Young getting caught up in the web

Adolescents need to be more adept at seeing the consequences of the new media

Adolescents need to be more adept at seeing the consequences of the new media

LAST MARCH, I wrote an article expressing my admiration for young people, for how they manage to survive and often thrive in a world that is, to put it mildly, very challenging. An acquaintance took me to task, saying that I had downplayed the shockingly hedonistic and self-centred behaviour that young people often display. I replied that young people have always been self-centred to some degree, but given that they are living in such an utterly changed world, the wonder is that the majority of them manage to navigate it so well.

Take the young people who have been expelled from a south Dublin school for posting “vile allegations” about teachers on a Facebook page. Can it be condoned? Of course not. It was a stupid, senseless attack, and potentially disastrous for the teachers involved. There should be severe consequences.

But it is also true that the existence of technology which enables this kind of slur is a very recent development. Facebook was launched in 2004. YouTube came along in 2005. Although the term “smartphone” entered the language in 1997, the first iPhone was 2007, with Android phones coming along a year later.

READ MORE

Although young people are adept at using new communication tools, it doesn’t mean they are adept at seeing the consequences of the new media. Somehow, they don’t think of Facebook as publishing. They

see it more like a private conversation. Yet Mark Zuckerberg, Facebook’s founder, has stated calmly that privacy is an outdated and unneeded concept.

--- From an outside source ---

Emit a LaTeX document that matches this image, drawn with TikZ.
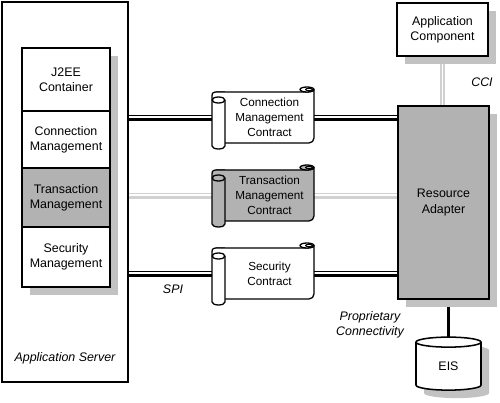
\documentclass[tikz,border=0pt]{standalone}
\usepackage{fontspec}
\setmainfont{Liberation Sans}
\usetikzlibrary{calc,shapes.geometric,shadows,backgrounds}

\definecolor{boxgray}{gray}{0.70}
\definecolor{shadowgray}{gray}{0.76}
\definecolor{pipegray}{gray}{0.82}

\newcommand{\pxu}{0.03cm}
\newcommand{\labelfont}{\fontsize{10.6}{13}\selectfont}
\newcommand{\scrollfont}{\fontsize{10}{12.8}\selectfont}

\tikzset{
  box/.style={draw, line width=1.3pt, fill=white, inner sep=0pt, outer sep=0pt,
    align=center, font=\labelfont},
  wd/.style={minimum width=#1*\pxu},
  ht/.style={minimum height=#1*\pxu},
  shadowed/.style={drop shadow={shadow xshift=0.24cm, shadow yshift=-0.24cm,
    fill=shadowgray, opacity=1}},
  contract/.style={inner sep=0pt, outer sep=0pt, align=center,
    wd=89, ht=51, font=\scrollfont},
  scrollline/.style={line width=1.1pt, line join=round},
  thinrail/.style={draw=#1, line width=0.9pt},
  thickrail/.style={draw=#1, line width=2.1pt},
  vpipe/.style={draw=#1, line width=1.4pt, double=white, double distance=1.6pt},
  link/.style={draw=black, line width=2.6pt},
  lbl/.style={align=center, font=\itshape\labelfont}
}

% contract scroll: name, centre of text area, fill, text
\newcommand{\contract}[4]{%
  \begin{scope}[shift={(#2)}, scrollline]
    \filldraw[fill=#3] (-53.5,-25.5) -- (37.5,-25.5)
      arc[start angle=90, end angle=0, x radius=7, y radius=2.5]
      -- (44.5,20.5) arc[start angle=0, end angle=90, radius=5] -- (-50,25.5);
    \filldraw[fill=#3] (-44.5,-17.5) -- (-44.5,28.5)
      arc[start angle=0, end angle=180, x radius=6.5, y radius=3]
      -- (-57.5,-21.5) .. controls (-57.5,-25) and (-56,-25.5) .. (-52,-25.5)
      -- (-44.5,-25.5);
    \filldraw[fill=#3] (-51,-17.5) ellipse [x radius=6.5, y radius=3];
    \filldraw[fill=#3] (37.5,-28) ellipse [x radius=7, y radius=2.5];
    \draw[line width=0.8pt] (39.5,-28) ellipse [x radius=3.5, y radius=1.2];
  \end{scope}
  \node[contract] (#1) at (#2) {#4};
  \coordinate (#1-in) at ($(#1.west)+(-13,0)$);
}

% horizontal pipe: colour, from, to (thin rail above, thick rail below)
\newcommand{\pipe}[3]{%
  \draw[thinrail=#1] ($(#2)+(0,-1.8)$) -- ($(#3)+(0,-1.8)$);
  \draw[thickrail=#1] ($(#2)+(0,2)$) -- ($(#3)+(0,2)$);
}

\begin{document}
\begin{tikzpicture}[x=\pxu, y=-\pxu]
    \useasboundingbox (0,0) rectangle (500,403);

    % Application server and its services
    \node[box, fill=none, wd=126, ht=380] (as) at (65,192) {};
    \node[lbl] (aslbl) at (65,358) {Application Server};
    \node[box, wd=88, ht=63] (j2ee) at (66,79.5) {J2EE\\Container};
    \node[box, wd=88, ht=57] (cm) at (66,139.5) {Connection\\Management};
    \node[box, fill=boxgray, wd=88, ht=59] (tm) at (66,197.5) {Transaction\\Management};
    \node[box, wd=88, ht=60] (sm) at (66,257) {Security\\Management};

    % System contracts
    \contract{cmc}{269.5,117.5}{white}{Connection\\Management\\Contract}
    \contract{tmc}{269.5,195.5}{boxgray}{Transaction\\Management\\Contract}
    \contract{smc}{269.5,273.5}{white}{Security\\Contract}

    % Adapter side
    \node[box, shadowed, wd=91, ht=53] (ac) at (442.5,29.5) {Application\\Component};
    \node[box, shadowed, fill=boxgray, wd=91, ht=193] (ra) at (443.5,202.5) {Resource\\Adapter};
    \node[box, shadowed, cylinder, shape border rotate=90, aspect=0.5,
      wd=65, ht=53] (eis) at (448.5,366.5) {EIS};

    \node[lbl] (cci) at (482,82) {CCI};
    \node[lbl] (spi) at (173,289) {SPI};
    \node[lbl] (pc) at (370,324.5) {Proprietary\\Connectivity};

    % Connections
    \begin{scope}[on background layer]
        \fill[shadowgray] ($(j2ee.north west)+(8,8)$) rectangle ($(sm.south east)+(8,8)$);
        \pipe{black}{as.east |- cmc-in}{cmc-in}
        \pipe{black}{cmc.east}{ra.west |- cmc.east}
        \pipe{pipegray}{as.east |- tmc-in}{tmc-in}
        \pipe{pipegray}{tmc.east}{ra.west |- tmc.east}
        \pipe{black}{as.east |- smc-in}{smc-in}
        \pipe{black}{smc.east}{ra.west |- smc.east}
        \draw[vpipe=pipegray] (ac.south) -- (ac.south |- ra.north);
        \draw[link] (eis.north |- ra.south) -- (eis.north);
    \end{scope}
\end{tikzpicture}
\end{document}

Philosopher Helen Nissenbaum clarified for many what the problem is with the online world. She believes that what is missing is context, or as she puts it, “context-relative informational norms”.

In other words, we have expectations when we share information that certain conventions will be honoured. We don’t expect people to put photos of their wild night’s drinking on the workplace noticeboard where the boss will see them. We expect to have a large degree of control over who accesses our personal information. But social media break those norms, particularly since Zuckerberg seems to think that privacy is only for billionaire founders of social networks.

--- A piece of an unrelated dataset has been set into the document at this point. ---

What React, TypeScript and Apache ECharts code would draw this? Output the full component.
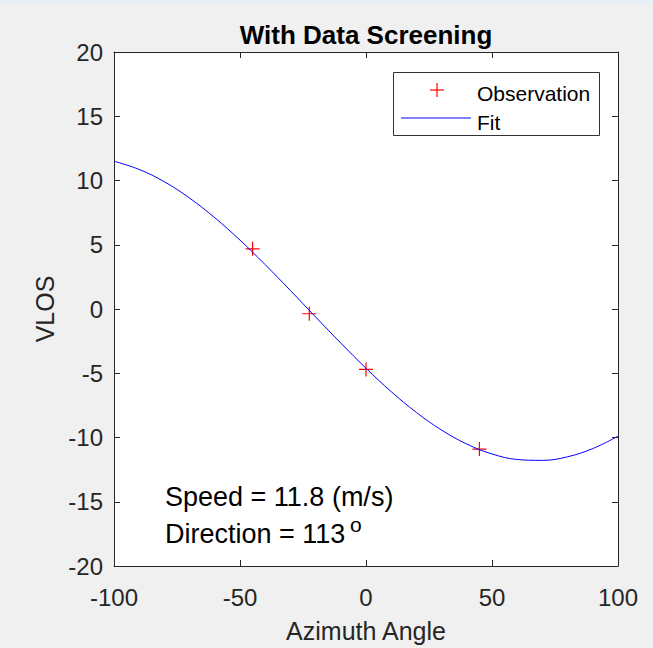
import React, { useEffect, useRef } from "react";
import * as echarts from "echarts";

// Observations (azimuth angle, VLOS)
const obsAngles = [-45, -22.5, 0, 45];
const obsValues = [4.68, -0.37, -4.7, -10.9];

// Fitted curve
const fitAngles = [-100, -90, -80, -70, -60, -50, -40, -30, -20, -10, 0, 10, 20, 30, 40, 50, 60, 70, 80, 90, 100];
const fitValues = [11.5, 10.86, 9.9, 8.63, 7.1, 5.36, 3.45, 1.44, -0.62, -2.65, -4.61, -6.43, -8.05, -9.42, -10.51, -11.28, -11.71, -11.78, -11.5, -10.86, -9.9];

const titleText = "With Data Screening";
const xName = "Azimuth Angle";
const yName = "VLOS";
const seriesNames = ["Observation", "Fit"];
const speedText = "Speed = 11.8 (m/s)";
const directionText = "Direction = 113";

const FONT = "'Liberation Sans', Arial, Helvetica, sans-serif";
const AX = "#262626";

export default function App() {
  const ref = useRef<HTMLDivElement>(null);
  useEffect(() => {
    if (!ref.current) return;
    const chart = echarts.init(ref.current, null, { renderer: "svg" });
    const gl = 114, gt = 52, gw = 504, gh = 523;
    const axisCommon = {
      type: "value" as const,
      axisLine: { show: true, onZero: false, lineStyle: { color: AX, width: 1 } },
      axisTick: { show: true, inside: true, length: 6, lineStyle: { color: AX, width: 1 } },
      splitLine: { show: false },
    };
    chart.setOption({
      animation: false,
      backgroundColor: "transparent",
      textStyle: { fontFamily: FONT },
      grid: { left: gl, top: gt, width: gw, height: gh, show: true, backgroundColor: "#ffffff", borderWidth: 0 },
      xAxis: [
        {
          ...axisCommon,
          min: -100, max: 100, interval: 50, position: "bottom",
          axisLabel: { fontSize: 24, color: AX, margin: 19, fontFamily: FONT },
          name: xName, nameLocation: "middle", nameGap: 52,
          nameTextStyle: { fontSize: 25, color: AX, fontFamily: FONT },
        },
        {
          ...axisCommon,
          min: -100, max: 100, interval: 50, position: "top",
          axisLabel: { show: false },
        },
      ],
      yAxis: [
        {
          ...axisCommon,
          min: -20, max: 20, interval: 5, position: "left",
          axisLabel: { fontSize: 24, color: AX, margin: 11, fontFamily: FONT, padding: [6, 0, 0, 0] },
          name: yName, nameLocation: "middle", nameGap: 53, nameRotate: 90,
          nameTextStyle: { fontSize: 25, color: AX, fontFamily: FONT },
        },
        {
          ...axisCommon,
          min: -20, max: 20, interval: 5, position: "right",
          axisLabel: { show: false },
        },
      ],
      series: [
        {
          name: seriesNames[0],
          type: "scatter",
          data: obsAngles.map((a, i) => [a, obsValues[i]]),
          symbol: "path://M6.4,0H7.6V14H6.4Z M0,6.4H14V7.6H0Z",
          symbolSize: 14,
          itemStyle: { color: "#ff0000", opacity: 1 },
          z: 2,
        },
        {
          name: seriesNames[1],
          type: "line",
          data: fitAngles.map((a, i) => [a, fitValues[i]]),
          smooth: 0.4,
          showSymbol: false,
          lineStyle: { color: "#0000ff", width: 1 },
          z: 3,
        },
      ],
      graphic: [
        {
          type: "text", x: 366, y: 35,
          style: { text: titleText, font: `bold 26px ${FONT}`, fill: "#000", align: "center", verticalAlign: "middle" },
        },
        {
          type: "rect", shape: { x: 393.5, y: 72.5, width: 206, height: 63 },
          style: { fill: "#ffffff", stroke: "#333333", lineWidth: 1 }, z: 10,
        },
        { type: "line", shape: { x1: 430, y1: 90, x2: 444, y2: 90 }, style: { stroke: "#ff0000", lineWidth: 1.2 }, z: 11 },
        { type: "line", shape: { x1: 437, y1: 83, x2: 437, y2: 97 }, style: { stroke: "#ff0000", lineWidth: 1.2 }, z: 11 },
        { type: "line", shape: { x1: 401, y1: 118, x2: 471, y2: 118 }, style: { stroke: "#0000ff", lineWidth: 1 }, z: 11 },
        {
          type: "text", x: 477, y: 93, z: 11,
          style: { text: seriesNames[0], font: `21px ${FONT}`, fill: "#000", align: "left", verticalAlign: "middle" },
        },
        {
          type: "text", x: 477, y: 122, z: 11,
          style: { text: seriesNames[1], font: `21px ${FONT}`, fill: "#000", align: "left", verticalAlign: "middle" },
        },
        {
          type: "text", x: 165, y: 497, z: 11,
          style: { text: speedText, font: `27px ${FONT}`, fill: "#000", align: "left", verticalAlign: "middle" },
        },
        {
          type: "text", x: 165, y: 534, z: 11,
          style: { text: directionText, font: `27px ${FONT}`, fill: "#000", align: "left", verticalAlign: "middle" },
        },
        {
          type: "text", x: 350, y: 524, z: 11,
          style: { text: "o", font: `21px ${FONT}`, fill: "#000", align: "left", verticalAlign: "middle" },
        },
      ],
    });
    return () => chart.dispose();
  }, []);
  return (
    <div style={{ position: "fixed", left: 0, top: 0, width: 653, height: 648, background: "#f0f0f0" }}>
      <div style={{ position: "absolute", left: 0, top: 0, width: 653, height: 4, background: "#e9eff6" }} />
      <div ref={ref} style={{ position: "absolute", left: 0, top: 0, width: 653, height: 648 }} />
    </div>
  );
}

Young people’s standard answer, when queried about their online activity, is to say that they keep their privacy controls locked down tight, so that only their friends can access their web pages.

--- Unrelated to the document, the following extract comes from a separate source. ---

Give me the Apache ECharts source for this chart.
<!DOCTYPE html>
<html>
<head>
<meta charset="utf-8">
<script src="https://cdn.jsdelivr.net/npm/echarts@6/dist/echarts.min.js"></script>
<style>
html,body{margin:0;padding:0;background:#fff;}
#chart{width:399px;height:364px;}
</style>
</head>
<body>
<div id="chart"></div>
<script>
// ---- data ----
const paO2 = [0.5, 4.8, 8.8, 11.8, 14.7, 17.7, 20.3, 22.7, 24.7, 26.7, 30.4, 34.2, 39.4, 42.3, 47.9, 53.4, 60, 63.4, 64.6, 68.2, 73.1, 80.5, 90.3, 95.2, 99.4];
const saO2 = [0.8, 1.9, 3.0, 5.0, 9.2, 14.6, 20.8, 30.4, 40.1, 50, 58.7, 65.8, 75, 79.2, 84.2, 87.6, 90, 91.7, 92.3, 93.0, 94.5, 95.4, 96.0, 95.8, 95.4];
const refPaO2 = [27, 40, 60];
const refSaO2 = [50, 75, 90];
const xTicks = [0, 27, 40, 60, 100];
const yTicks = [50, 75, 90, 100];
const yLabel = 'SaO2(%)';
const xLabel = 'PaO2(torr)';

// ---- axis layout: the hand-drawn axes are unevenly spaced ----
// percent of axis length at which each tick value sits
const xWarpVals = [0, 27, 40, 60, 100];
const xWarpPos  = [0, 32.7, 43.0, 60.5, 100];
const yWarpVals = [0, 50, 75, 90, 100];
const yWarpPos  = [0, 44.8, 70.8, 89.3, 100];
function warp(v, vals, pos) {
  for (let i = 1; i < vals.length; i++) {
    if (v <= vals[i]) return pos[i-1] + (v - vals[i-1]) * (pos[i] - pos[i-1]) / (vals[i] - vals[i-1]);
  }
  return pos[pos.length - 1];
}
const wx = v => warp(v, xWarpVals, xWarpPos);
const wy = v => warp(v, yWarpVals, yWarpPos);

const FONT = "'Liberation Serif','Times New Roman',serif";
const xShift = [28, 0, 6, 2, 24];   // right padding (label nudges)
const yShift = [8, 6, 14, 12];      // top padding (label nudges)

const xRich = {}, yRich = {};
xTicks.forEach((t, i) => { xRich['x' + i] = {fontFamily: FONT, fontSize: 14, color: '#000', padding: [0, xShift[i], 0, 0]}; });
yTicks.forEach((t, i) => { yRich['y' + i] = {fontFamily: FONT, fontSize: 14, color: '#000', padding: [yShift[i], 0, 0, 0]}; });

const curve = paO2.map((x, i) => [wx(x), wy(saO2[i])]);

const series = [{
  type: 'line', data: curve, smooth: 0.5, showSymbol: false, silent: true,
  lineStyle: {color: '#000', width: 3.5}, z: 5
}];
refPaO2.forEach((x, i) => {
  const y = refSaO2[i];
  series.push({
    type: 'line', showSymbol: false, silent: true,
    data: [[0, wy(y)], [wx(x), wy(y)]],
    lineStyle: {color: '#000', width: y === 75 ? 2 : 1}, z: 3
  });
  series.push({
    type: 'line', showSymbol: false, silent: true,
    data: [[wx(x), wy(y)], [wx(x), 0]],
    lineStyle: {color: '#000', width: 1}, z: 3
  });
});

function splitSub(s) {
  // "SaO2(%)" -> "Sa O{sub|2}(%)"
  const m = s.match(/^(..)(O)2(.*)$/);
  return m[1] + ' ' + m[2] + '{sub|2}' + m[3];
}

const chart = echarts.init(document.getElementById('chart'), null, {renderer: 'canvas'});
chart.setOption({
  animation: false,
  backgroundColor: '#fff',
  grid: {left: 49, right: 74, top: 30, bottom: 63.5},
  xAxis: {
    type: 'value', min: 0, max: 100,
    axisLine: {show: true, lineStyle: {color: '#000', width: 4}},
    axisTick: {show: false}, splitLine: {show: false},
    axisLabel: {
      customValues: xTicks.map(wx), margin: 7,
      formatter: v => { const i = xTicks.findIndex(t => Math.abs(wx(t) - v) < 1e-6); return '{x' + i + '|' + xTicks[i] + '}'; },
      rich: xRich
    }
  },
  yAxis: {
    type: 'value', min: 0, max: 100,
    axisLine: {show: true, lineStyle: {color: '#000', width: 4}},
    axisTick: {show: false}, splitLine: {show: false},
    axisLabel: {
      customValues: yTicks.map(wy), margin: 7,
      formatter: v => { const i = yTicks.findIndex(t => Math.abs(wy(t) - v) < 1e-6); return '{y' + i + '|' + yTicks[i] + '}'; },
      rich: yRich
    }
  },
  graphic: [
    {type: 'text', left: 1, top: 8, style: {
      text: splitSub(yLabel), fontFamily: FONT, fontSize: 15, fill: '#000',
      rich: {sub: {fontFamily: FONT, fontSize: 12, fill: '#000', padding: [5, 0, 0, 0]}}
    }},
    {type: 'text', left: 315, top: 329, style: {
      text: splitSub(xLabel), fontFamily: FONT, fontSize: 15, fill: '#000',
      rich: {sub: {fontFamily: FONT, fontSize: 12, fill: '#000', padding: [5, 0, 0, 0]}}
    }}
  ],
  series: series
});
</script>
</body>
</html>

The problem is that many of them are sharing their information with several hundred “friends” or more. The loss of control of information in that situation is enormous. For example, they have no control over the photographs that their friends post and tag.

Wearing a sandwich board every day with personal details and photographs emblazoned on it would afford them more privacy than they have online.

In the fascinating Headstrong/UCD My World Survey released this week, it is surprising that cyberbullying did not feature more strongly for adolescents. Some 40 per cent reported they had been bullied at some point. Of those, only 5 per cent claimed to have experienced internet or text bullying. Bullying at school was a far bigger problem, at 77 per cent.

The study is worth a read. It is heartening that it concludes that the “majority of young people are functioning well across a variety of mental health indicators”. Other conclusions will not come as a surprise. Having what the study terms “one good adult” is a central factor in the mental wellbeing of young people. Those who do not talk about their problems have much higher rates of self-harm, suicidal thoughts and suicide attempts.

The concept of the “one good adult” is very important. One of the factors that makes modern life difficult for young people is we live in an era obsessed with youth, and preserving the appearance of youth. The advent of the technological era means that many adults feel even more inadequate, incompetent and out of date. So just when they need us most, we are often unsure about what we have to offer the next generation. Yet the “one good adult”, someone who listens and cares, is vital to the young person’s development and mental health.

Interestingly, a significant minority cited a guidance counsellor as someone who could be that “one good adult”, which makes the decision to cut services in this area even more inexplicable. The young people who are not receiving the care of a “good adult” at home, are the ones most likely to suffer from the cutbacks in counselling in school.

As adults, we need to recover some confidence in ourselves, and in our role as parents, and begin to challenge ourselves and our kids. Some degree of self-centredness is normal for adolescents. But they will never grow beyond that, unless they see a different set of values being lived by the important adults in their lives.

We moan self-righteously about young people’s drinking, while waving a glass of red wine the size of a small bucket. We talk about how immature and hedonistic they are, then defend them ferociously from the consequences of their actions, thereby ensuring that learning responsibility is deferred still further.

Perhaps the most painful questions are raised, not by the behaviour of young people, but to what extent their behaviour simply faithfully reproduces the values they have absorbed from their parents and other adults.